"""

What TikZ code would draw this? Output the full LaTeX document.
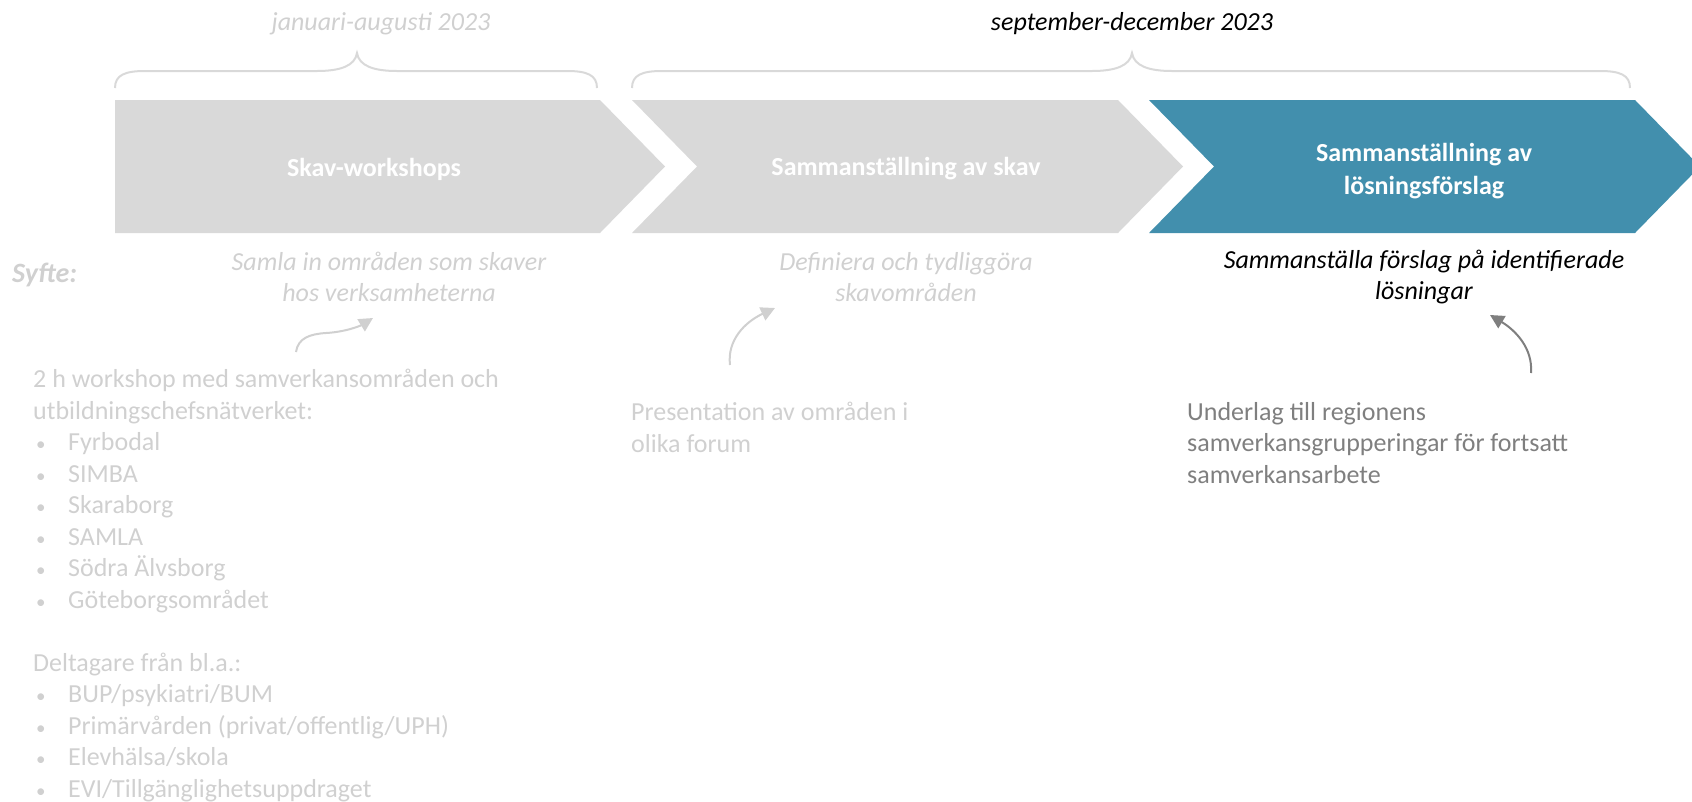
\documentclass[tikz,border=0pt]{standalone}
\usepackage{fontspec}
\setmainfont{Carlito}
\usetikzlibrary{arrows.meta}
\definecolor{chevgray}{HTML}{D9D9D9}
\definecolor{fadetext}{HTML}{D0D0D0}
\definecolor{tealblue}{HTML}{428FAD}
\definecolor{midgray}{HTML}{7F7F7F}
\newcommand\punkt{\hspace*{3pt}\makebox[32pt][l]{\fontsize{19}{19}\selectfont\textbullet}}

\begin{document}
\begin{tikzpicture}[x=1pt ,y=-1pt ,
title/.style ={ text=white , font=\fontsize{26}{33}\selectfont\bfseries , align=center },
period/.style ={ font=\fontsize{26}{31}\selectfont\itshape },
aim/.style ={ font=\fontsize{26}{31}\selectfont\itshape , align=center },
body/.style ={ font=\fontsize{26}{31.5}\selectfont , align=left , anchor=north west , inner sep=0pt },
brace/.style ={ draw=chevgray , line width=2pt },
uparrow/.style ={ line width=2pt , -{Triangle[length=14pt,width=14pt]} }]
\useasboundingbox (0,0) rectangle (1692,801);

% the three steps
\fill[chevgray] (115,100) -- (600,100) -- (665,166.5) -- (600,233) -- (115,233) -- cycle;
\fill[chevgray] (632,100) -- (1118,100) -- (1183,166.5) -- (1118,233) -- (632,233) -- (697,166.5) -- cycle;
\fill[tealblue] (1149,100) -- (1635,100) -- (1700,166.5) -- (1635,233) -- (1149,233) -- (1214,166.5) -- cycle;
\node[title] (W) at (374,169) {Skav-workshops};
\node[title] (S) at (906,169) {Sammanställning av skav};
\node[title] (L) at (1424,171) {Sammanställning av\\lösningsförslag};

% periods
\node[period , text=fadetext] (JA) at (381,24) {januari-augusti 2023};
\node[period] (SD) at (1132,24) {september-december 2023};
\draw[brace] (115,88) .. controls (115,75) and (125,71) .. (145,71) -- (317,71)
  .. controls (340,71) and (355,66) .. (357,53) .. controls (359,66) and (374,71) .. (397,71)
  -- (567,71) .. controls (587,71) and (597,75) .. (597,88);
\draw[brace] (632,88) .. controls (632,75) and (642,71) .. (662,71) -- (1092,71)
  .. controls (1115,71) and (1130,66) .. (1132,53) .. controls (1134,66) and (1149,71) .. (1172,71)
  -- (1600,71) .. controls (1620,71) and (1630,75) .. (1630,88);

% aims
\node[font=\fontsize{28}{31}\selectfont\bfseries\itshape , text=fadetext , anchor=west , inner sep=0pt] (SY) at (12,275) {Syfte:};
\node[aim , text=fadetext] (SA) at (389,277) {Samla in områden som skaver\\hos verksamheterna};
\node[aim , text=fadetext] (DE) at (906,277) {Definiera och tydliggöra\\skavområden};
\node[aim] (SF) at (1424,277) {Sammanställa förslag på identifierade\\lösningar};

% details
\node[body , text=fadetext] (WS) at (33,369) {2 h workshop med samverkansområden och\\utbildningschefsnätverket:\\
\punkt Fyrbodal\\\punkt SIMBA\\\punkt Skaraborg\\\punkt SAMLA\\\punkt Södra Älvsborg\\\punkt Göteborgsområdet\\[31.5pt]
Deltagare från bl.a.:\\\punkt BUP/psykiatri/BUM\\\punkt Primärvården (privat/offentlig/UPH)\\\punkt Elevhälsa/skola\\\punkt EVI/Tillgänglighetsuppdraget};
\node[body , text=fadetext] (PR) at (631,402) {Presentation av områden i\\olika forum};
\node[body , text=midgray] (UN) at (1187,402) {Underlag till regionens\\samverkansgrupperingar för fortsatt\\samverkansarbete};

% arrows up to the aims
\coordinate (WS tail) at (296,352);
\coordinate (SA head) at (373,318);
\coordinate (PR tail) at (730,365);
\coordinate (DE head) at (775,308);
\coordinate (UN tail) at (1531,373);
\coordinate (SF head) at (1490,315);
\draw[uparrow , fadetext] (WS tail) .. controls (298,338) and (310,334) .. (326,333) .. controls (345,332) and (360,326) .. (SA head);
\draw[uparrow , fadetext] (PR tail) .. controls (727,340) and (745,322) .. (DE head);
\draw[uparrow , midgray] (UN tail) .. controls (1533,348) and (1515,330) .. (SF head);
\end{tikzpicture}
\end{document}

"""

What this task involves: Begin at the first line of the data above and repeat each line exactly, stopping after the line containing "(L) at (1424,171)". Omit the pictures.

Result:
What TikZ code would draw this? Output the full LaTeX document.
\documentclass[tikz,border=0pt]{standalone}
\usepackage{fontspec}
\setmainfont{Carlito}
\usetikzlibrary{arrows.meta}
\definecolor{chevgray}{HTML}{D9D9D9}
\definecolor{fadetext}{HTML}{D0D0D0}
\definecolor{tealblue}{HTML}{428FAD}
\definecolor{midgray}{HTML}{7F7F7F}
\newcommand\punkt{\hspace*{3pt}\makebox[32pt][l]{\fontsize{19}{19}\selectfont\textbullet}}

\begin{document}
\begin{tikzpicture}[x=1pt ,y=-1pt ,
title/.style ={ text=white , font=\fontsize{26}{33}\selectfont\bfseries , align=center },
period/.style ={ font=\fontsize{26}{31}\selectfont\itshape },
aim/.style ={ font=\fontsize{26}{31}\selectfont\itshape , align=center },
body/.style ={ font=\fontsize{26}{31.5}\selectfont , align=left , anchor=north west , inner sep=0pt },
brace/.style ={ draw=chevgray , line width=2pt },
uparrow/.style ={ line width=2pt , -{Triangle[length=14pt,width=14pt]} }]
\useasboundingbox (0,0) rectangle (1692,801);

% the three steps
\fill[chevgray] (115,100) -- (600,100) -- (665,166.5) -- (600,233) -- (115,233) -- cycle;
\fill[chevgray] (632,100) -- (1118,100) -- (1183,166.5) -- (1118,233) -- (632,233) -- (697,166.5) -- cycle;
\fill[tealblue] (1149,100) -- (1635,100) -- (1700,166.5) -- (1635,233) -- (1149,233) -- (1214,166.5) -- cycle;
\node[title] (W) at (374,169) {Skav-workshops};
\node[title] (S) at (906,169) {Sammanställning av skav};
\node[title] (L) at (1424,171) {Sammanställning av\\lösningsförslag};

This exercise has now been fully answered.